Incidentally, the revolution that has occurred in Greece, Israel & Lebanon has not reached Cyprus & Turkey - yet. Cyprus’ large wine industry, (it has the largest percentage of vines per capita in the world), was built on supplying bulk wines to the Soviet Union & on the production of Cyprus Sherry to Europe. Both these markets have collapsed and Cyprus will have to revert to quality, especially now, as a member of the EU, it will be more open to imports than before. Turkey, (the country with the 5th largest area under vine in the world), is also slowly changing. Small, private wineries are opening as Tekel’s (the alcohol monopoly) power wanes. Certainly both Cyprus & Turkey also have the potential to make great wines from indigenous varieties. The terroir & climate is ideal and the expertise can be imported. What has been lacking, is the finance & the will. 

 

Dreams For The Future

 

So the wines of the Eastern Mediterranean, which gave wine culture to the world, today suffer from similar image problems. However in the last few years, Israel & Lebanon, like Greece, have undergone nothing less than a wine revolution and are making their best wines for two thousand years.

 

If Israeli wines are to get out of the kosher category, they should be placed on the shelves near the wines of the neighbouring countries. The wines of Carmel & Yarden, Boutari & Gerovassiliou, Kefraya & Ksara, should be together. Castel, Gaia and Musar should be on the same sub section of a restaurant’s international wine list. Hopefully in future, the wines of KEO from Cyprus, Kavaklidere or Doluca from Turkey, will be of a standard to join them. A serious category of the Eastern Mediterranean would create more interest as a group than any individual winery or country can make alone.

 

One of the problems is that Israel & Lebanon are insignificant in wine terms because of their size. Greece at least has the volume to mount an effective generic campaign in supermarkets. Israel & Lebanon’s best hope is to aim for quality wine stores & restaurant listings. In future, ‘when’ there is peace, it would be incredibly effective if the Levant could sell itself as one region offering enormous variety, excellent quality, with its unbeatable story. However the chances of the Eastern Mediterranean countries, or the two countries of the Levant, working together in the near future, is regrettably nothing more than an unrealistic dream.

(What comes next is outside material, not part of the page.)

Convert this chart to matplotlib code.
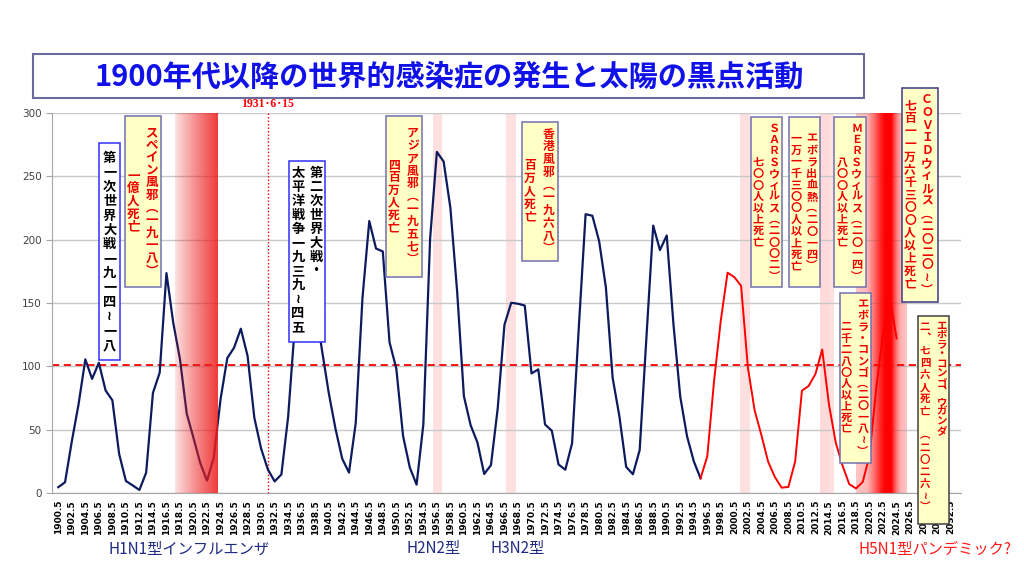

This makes it all the more crucial that Israeli wineries work together in the meantime, in order to advance Israeli wine as a brand. However in order to find its place, Israel has a choice. It is either part of a wine-growing region, or part of the ‘kosher’category, where it is firmly entrenched today. The similiarities Israel has with its neighbors is certainly surprising, and many of the differences are complimentary – so who knows what will be in the future?